Based upon our consideration of Davis’s arguments for reversal and our de novo review of the record, see Anderson v. Larson, 327 F.3d 762, 767 (8th Cir.2003), we conclude that summary judgment was proper. We agree with the district court that Davis’s claims against Minor were barred under Heck v. Humphrey, 512 U.S. 477, 486-87, 114 S.Ct. 2364, 129 L.Ed.2d 383 (1994), because he had not successfully challenged his disciplinary conviction in state court, and a favorable decision would necessarily imply the invalidity of his resulting loss of good time credits and, hence, the length of his confinement. See Wilkinson v. Dotson, 544 U.S. 74, 81-82, 125 S.Ct. 1242, 161 L.Ed.2d 253 (2005) (state prisoner’s § 1983 action is barred if success in action would invalidate confinement or its duration (not previously invalidated), no matter if prisoner attacks conviction or internal prison proceeding or seeks damages or equitable relief). Further, Davis’s equal protection claim failed because he did not allege how he was treated differently from other similarly situated persons. See Murphy v. Mo. Dep’t of Corr., 372 F.3d 979, 984 (8th Cir.2004) (to succeed on equal protection claim, inmate must show he is treated differently than similarly situated class of inmates). Finally, we conclude that Davis’s retaliatory discipline claims against Baughman failed because his conviction of the disciplinary charge was supported by “some evidence.” See Henderson v. Baird, 29 F.3d 464, 469 (8th Cir.1994) (prisoner’s claim of retaliatory discipline failed because disciplinary committee’s finding that he violated prison rules was based on guard’s description of event, which constituted “some evidence” of actual violation); Rudd v. Sargent, 866 F.2d 260, 262 (8th Cir.1989) (per curiam) (statements in prison officer’s written disciplinary report of alleged sexual assault reciting victim’s statements constituted “some evidence” to support rule violation even though officer did not witness violation).

The judgment is affirmed. See 8th Cir.
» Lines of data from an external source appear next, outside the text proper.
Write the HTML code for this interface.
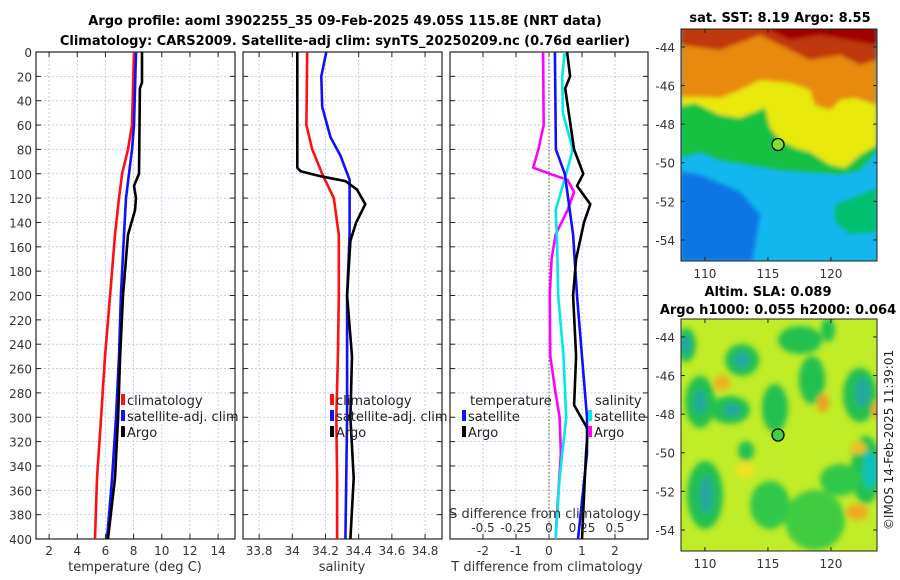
<!DOCTYPE html>
<html><head><meta charset="utf-8"><style>
body{margin:0;background:#fff;}
svg{display:block;font-family:"DejaVu Sans","Liberation Sans",sans-serif;}
</style></head><body>
<svg id="c" width="900" height="580" viewBox="0 0 900 580" xmlns="http://www.w3.org/2000/svg">
<defs>
<filter id="b2"><feGaussianBlur stdDeviation="2"/></filter>
<filter id="b4"><feGaussianBlur stdDeviation="3"/></filter>
<clipPath id="cp1"><rect x="681" y="29" width="196" height="232"/></clipPath>
<clipPath id="cp2"><rect x="681" y="319" width="196" height="232"/></clipPath>
</defs>
<text x="345" y="25" text-anchor="middle" font-size="13" font-weight="bold">Argo profile: aoml 3902255_35 09-Feb-2025 49.05S 115.8E (NRT data)</text>
<text x="345" y="45" text-anchor="middle" font-size="13" font-weight="bold">Climatology: CARS2009. Satellite-adj clim: synTS_20250209.nc (0.76d earlier)</text>

<!-- SST map -->
<g clip-path="url(#cp1)">
<rect x="681" y="29" width="196" height="232" fill="#14b6ee"/>
<g filter="url(#b2)">
<polygon points="681,172 700,175 740,192 760,215 752,261 681,261" fill="#0a74e4"/>
<polygon points="835,205 877,188 877,232 850,234 835,222" fill="#00c070"/>
<polygon points="681,20 877,20 877,150 860,170 840,174 810,172 780,170 750,165 720,160 700,152 681,157" fill="#14c040"/>
<polygon points="681,20 877,20 877,145 860,155 845,168 830,165 810,152 795,148 780,140 770,128 765,108 760,110 740,118 720,115 695,103 681,106" fill="#e8e80a"/>
<polygon points="681,20 877,20 877,105 855,98 840,100 830,110 815,105 810,90 790,83 760,80 740,90 720,98 700,97 681,97" fill="#e88a10"/>
<polygon points="681,20 877,20 877,60 860,65 840,55 810,60 790,50 760,35 720,50 681,45" fill="#c03808"/>
<polygon points="740,20 877,20 877,45 860,42 820,35 790,40 770,30 750,26" fill="#a00000"/>
</g>
</g>
<rect x="681" y="29" width="196" height="232" fill="none" stroke="#222"/>
<circle cx="778" cy="144.5" r="6" fill="#7ce030" stroke="#000" stroke-width="1.3"/>
<text x="780" y="22" text-anchor="middle" font-size="13" font-weight="bold">sat. SST: 8.19 Argo: 8.55</text>

<!-- SLA map -->
<g clip-path="url(#cp2)">
<rect x="681" y="319" width="196" height="232" fill="#c0ec28"/>
<g filter="url(#b4)">
<ellipse cx="686" cy="345" rx="10" ry="17" fill="#20c050"/>
<ellipse cx="742" cy="360" rx="17" ry="16" fill="#20c050"/>
<ellipse cx="700" cy="402" rx="15" ry="26" fill="#20c050"/>
<ellipse cx="730" cy="410" rx="20" ry="14" fill="#20c050"/>
<ellipse cx="775" cy="408" rx="13" ry="24" fill="#20c050"/>
<ellipse cx="812" cy="380" rx="13" ry="24" fill="#20c050"/>
<ellipse cx="800" cy="340" rx="22" ry="14" fill="#20c050"/>
<ellipse cx="860" cy="395" rx="17" ry="27" fill="#20c050"/>
<ellipse cx="866" cy="470" rx="15" ry="34" fill="#20c050"/>
<ellipse cx="705" cy="495" rx="18" ry="34" fill="#20c050"/>
<ellipse cx="746" cy="451" rx="8" ry="10" fill="#20c050"/>
<ellipse cx="770" cy="505" rx="20" ry="24" fill="#30c848"/>
<ellipse cx="815" cy="520" rx="30" ry="30" fill="#40cc40"/>
<ellipse cx="840" cy="480" rx="20" ry="16" fill="#30c848"/>
<ellipse cx="828" cy="330" rx="7" ry="12" fill="#20c050"/>
<ellipse cx="686" cy="345" rx="5" ry="10" fill="#20a8a0"/>
<ellipse cx="742" cy="360" rx="8" ry="8" fill="#20a8a0"/>
<ellipse cx="700" cy="402" rx="6" ry="13" fill="#20a8a0"/>
<ellipse cx="732" cy="410" rx="9" ry="6" fill="#20a8a0"/>
<ellipse cx="862" cy="392" rx="7" ry="15" fill="#20a8a0"/>
<ellipse cx="870" cy="470" rx="7" ry="19" fill="#10c0c0"/>
<ellipse cx="706" cy="495" rx="7" ry="19" fill="#20a8a0"/>
<ellipse cx="722" cy="383" rx="8" ry="8" fill="#f0b020"/>
<ellipse cx="823" cy="403" rx="6" ry="9" fill="#f0a020"/>
<ellipse cx="858" cy="448" rx="8" ry="6" fill="#f0c020"/>
<ellipse cx="857" cy="512" rx="11" ry="8" fill="#f0a820"/>
<ellipse cx="877" cy="410" rx="5" ry="9" fill="#f0a820"/>
<ellipse cx="745" cy="470" rx="10" ry="8" fill="#f0e020"/>
</g>
</g>
<rect x="681" y="319" width="196" height="232" fill="none" stroke="#222"/>
<circle cx="778" cy="435" r="6" fill="#40d040" stroke="#000" stroke-width="1.3"/>
<text x="768" y="296" text-anchor="middle" font-size="13" font-weight="bold">Altim. SLA: 0.089</text>
<text x="778" y="314" text-anchor="middle" font-size="13" font-weight="bold">Argo h1000: 0.055 h2000: 0.064</text>
<text transform="translate(893,440) rotate(-90)" text-anchor="middle" font-size="12" fill="#222">©IMOS 14-Feb-2025 11:39:01</text>
<g id="mapaxes"></g>
<g id="panels"></g>
</svg>
<script>
// depth-profile data
const depthClim = [0,60,80,100,120,150,200,250,300,350,400];
const tempClim = [8.03,7.89,7.6,7.18,6.96,6.68,6.33,5.97,5.69,5.4,5.26];
const depthSat = [0,60,80,100,120,150,200,250,300,350,400];
const tempSat = [8.17,8.03,7.89,7.67,7.46,7.32,7.1,6.96,6.75,6.47,6.11];
const depthArgo = [0,25,30,100,110,120,130,150,200,250,300,350,400];
const tempArgo = [8.6,8.6,8.45,8.38,8.03,8.17,8.1,7.6,7.25,7.04,6.9,6.68,6.18];
const salClim = [34.09,34.085,34.12,34.18,34.25,34.28,34.28,34.275,34.265,34.27,34.27];
const depthSalSat = [0,20,45,70,85,105,150,200,300,400];
const salSat = [34.205,34.175,34.18,34.23,34.29,34.345,34.345,34.33,34.33,34.32];
const depthSalArgo = [0,95,98,102,106,113,125,140,155,200,250,300,350,400];
const salArgo = [34.03,34.03,34.05,34.17,34.32,34.39,34.44,34.385,34.35,34.33,34.36,34.35,34.37,34.35];
const depthDT = [0,20,30,80,100,110,125,140,170,200,250,290,310,330,400];
const dTArgo = [0.55,0.64,0.49,0.76,1.04,0.85,1.25,1.06,0.82,0.73,0.82,0.76,1.18,1.12,1.0];
const depthDTs = [0,80,100,150,200,300,330,400];
const dTSat = [0.18,0.21,0.48,0.73,0.85,1.15,1.15,0.88];
const depthDS = [0,20,50,80,100,130,150,200,250,300,350,400];
const dSSat = [0.12,0.1,0.105,0.18,0.13,0.05,0.06,0.07,0.11,0.13,0.08,0.05];
const depthDSa = [0,60,80,95,100,105,115,130,150,170,200,250,280,300,330,380,400];
const dSArgo = [-0.045,-0.04,-0.08,-0.12,0.007,0.14,0.19,0.14,0.05,0.02,0.005,0.01,0.05,0.08,0.09,0.06,0.05];
const depthTicks = [0,20,40,60,80,100,120,140,160,180,200,220,240,260,280,300,320,340,360,380,400];
const tTicks = [2,4,6,8,10,12,14];
const sTicks = ["33.8","34","34.2","34.4","34.6","34.8"];
const dTTicks = [-2,-1,0,1,2];
const dSTicks = ["-0.5","-0.25","0","0.25","0.5"];
const latTicks = [-44,-46,-48,-50,-52,-54];
const lonTicks = [110,115,120];

const NS="http://www.w3.org/2000/svg";
const P=document.getElementById('panels');
function mk(tag,at,parent){const e=document.createElementNS(NS,tag);for(const k in at)e.setAttribute(k,at[k]);(parent||P).appendChild(e);return e;}
const Y0=52,Y1=539;
const yD=d=>Y0+(d/400)*(Y1-Y0);
function panel(x0,x1,vmin,vmax,ticks,name){
  const g=mk('g',{});
  
  
  const xf=v=>x0+(v-vmin)/(vmax-vmin)*(x1-x0);
  depthTicks.forEach(d=>{const l=mk('line',{x1:x0,x2:x1,y1:yD(d),y2:yD(d),stroke:'#b8c4e8','stroke-width':0.8,'stroke-dasharray':'2,2'},g);
    
    
    mk('line',{x1:x0,x2:x0+5,y1:yD(d),y2:yD(d),stroke:'#222'},g);mk('line',{x1:x1-5,x2:x1,y1:yD(d),y2:yD(d),stroke:'#222'},g);});
  ticks.forEach(t=>{const x=xf(+t);const l=mk('line',{x1:x,x2:x,y1:Y0,y2:Y1,stroke:'#b8c4e8','stroke-width':0.8,'stroke-dasharray':'2,2'},g);
    
    
    mk('line',{x1:x,x2:x,y1:Y1-5,y2:Y1,stroke:'#222'},g);mk('line',{x1:x,x2:x,y1:Y0,y2:Y0+5,stroke:'#222'},g);
    const tx=mk('text',{x:x,y:555,'text-anchor':'middle','font-size':12,fill:'#333'},g);tx.textContent=t;
    
    });
  const r=mk('rect',{x:x0,y:Y0,width:x1-x0,height:Y1-Y0,fill:'none',stroke:'#222','stroke-width':1.2},g);
  
  
  return {g,xf};
}
function line(p,ds,vs,color,name,sc){
  const pts=ds.map((d,i)=>p.xf(vs[i]*(sc||1)).toFixed(1)+','+yD(d).toFixed(1)).join(' ');
  const l=mk('polyline',{points:pts,fill:'none',stroke:color,'stroke-width':2.6,'stroke-linejoin':'round'},p.g);
  
  
}
function txt(x,y,s,name,extra){const t=mk('text',Object.assign({x:x,y:y,'font-size':13,fill:'#222'},extra||{}));t.textContent=s;
  
  return t;}
function leg(x,y,color,label,name){const r=mk('rect',{x:x,y:y-6,width:4,height:11,fill:color});
  
  
  txt(x+6,y+5,label,name);}

// y-axis labels
depthTicks.forEach(d=>txt(32,yD(d)+5,String(d),'y-tick-label',{'text-anchor':'end','font-size':12,fill:'#333'}));

const p1=panel(36,235,1.07,15.2,tTicks,'temperature-panel');
line(p1,depthClim,tempClim,'#ff1010','temp-climatology-line');
line(p1,depthSat,tempSat,'#1010ff','temp-satellite-line');
line(p1,depthArgo,tempArgo,'#000','temp-argo-line');
txt(135,571,'temperature (deg C)','x-axis-title-temperature',{'text-anchor':'middle',fill:'#333'});
leg(121,400,'#ff1010','climatology','legend-climatology');
leg(121,416,'#1010ff','satellite-adj. clim','legend-satellite');
leg(121,432,'#000','Argo','legend-argo');

const p2=panel(243,442,33.703,34.902,sTicks,'salinity-panel');
line(p2,depthClim,salClim,'#ff1010','sal-climatology-line');
line(p2,depthSalSat,salSat,'#1010ff','sal-satellite-line');
line(p2,depthSalArgo,salArgo,'#000','sal-argo-line');
txt(342,571,'salinity','x-axis-title-salinity',{'text-anchor':'middle',fill:'#333'});
leg(330,400,'#ff1010','climatology','legend-climatology-2');
leg(330,416,'#1010ff','satellite-adj. clim','legend-satellite-2');
leg(330,432,'#000','Argo','legend-argo-2');

const p3=panel(450,648,-3.0,3.0,dTTicks,'difference-panel');
const z=mk('line',{x1:p3.xf(0),x2:p3.xf(0),y1:Y0,y2:Y1,stroke:'#555','stroke-dasharray':'1.5,2'},p3.g);


const sScale=4; // S axis: 0.25 S = 1 T unit
line(p3,depthDSa,dSArgo,'#ff00ff','sdiff-argo-line',sScale);
line(p3,depthDS,dSSat,'#00e8e8','sdiff-satellite-line',sScale);
line(p3,depthDTs,dTSat,'#1010ff','tdiff-satellite-line');
line(p3,depthDT,dTArgo,'#000','tdiff-argo-line');
dSTicks.forEach(t=>txt(p3.xf(+t*sScale),532,t,'s-tick-label',{'text-anchor':'middle','font-size':12,fill:'#333'}));
txt(545,518,'S difference from climatology','s-axis-title',{'text-anchor':'middle',fill:'#333'});
txt(547,571,'T difference from climatology','t-axis-title',{'text-anchor':'middle',fill:'#333'});
txt(470,405,'temperature','legend-temperature-header');
leg(462,416,'#1010ff','satellite','legend-t-satellite');
leg(462,432,'#000','Argo','legend-t-argo');
txt(595,405,'salinity','legend-salinity-header');
leg(588,416,'#00e8e8','satellite','legend-s-satellite');
leg(588,432,'#ff00ff','Argo','legend-s-argo');

// map axes
const M=document.getElementById('mapaxes');
function mapAxes(top){
  const latY=l=>top+(-43.07-l)*19.3;
  latTicks.forEach(l=>{const y=latY(l);
    mk('line',{x1:681,x2:685,y1:y,y2:y,stroke:'#222'},M);mk('line',{x1:873,x2:877,y1:y,y2:y,stroke:'#222'},M);
    const t=mk('text',{x:675,y:y+5,'text-anchor':'end','font-size':12,fill:'#333'},M);t.textContent=l;
    
    });
  lonTicks.forEach(o=>{const x=681+(o-108.1)*12.6;
    mk('line',{x1:x,x2:x,y1:top+228,y2:top+232,stroke:'#222'},M);mk('line',{x1:x,x2:x,y1:top,y2:top+4,stroke:'#222'},M);
    const t=mk('text',{x:x,y:top+249,'text-anchor':'middle','font-size':12,fill:'#333'},M);t.textContent=o;
    
    });
}
mapAxes(29);mapAxes(319);
</script>
</body></html>
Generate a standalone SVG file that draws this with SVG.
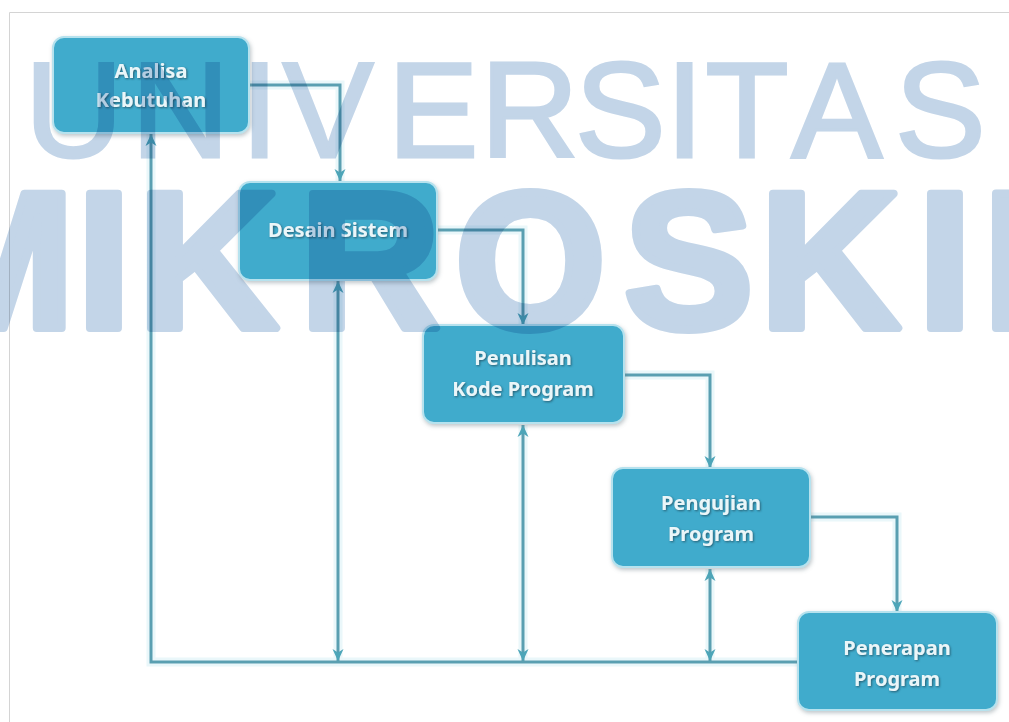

R. 47B. 
      
      . The Honorable Beth Deere, United States Magistrate Judge Tor the Eastern District of Arkansas, to whom the case was referred for final disposition by consent of the parties pursuant to 28 U.S.C. § 636(c).
     
      
      . Davis has not challenged on appeal the preservice dismissal of the other seven named defendants.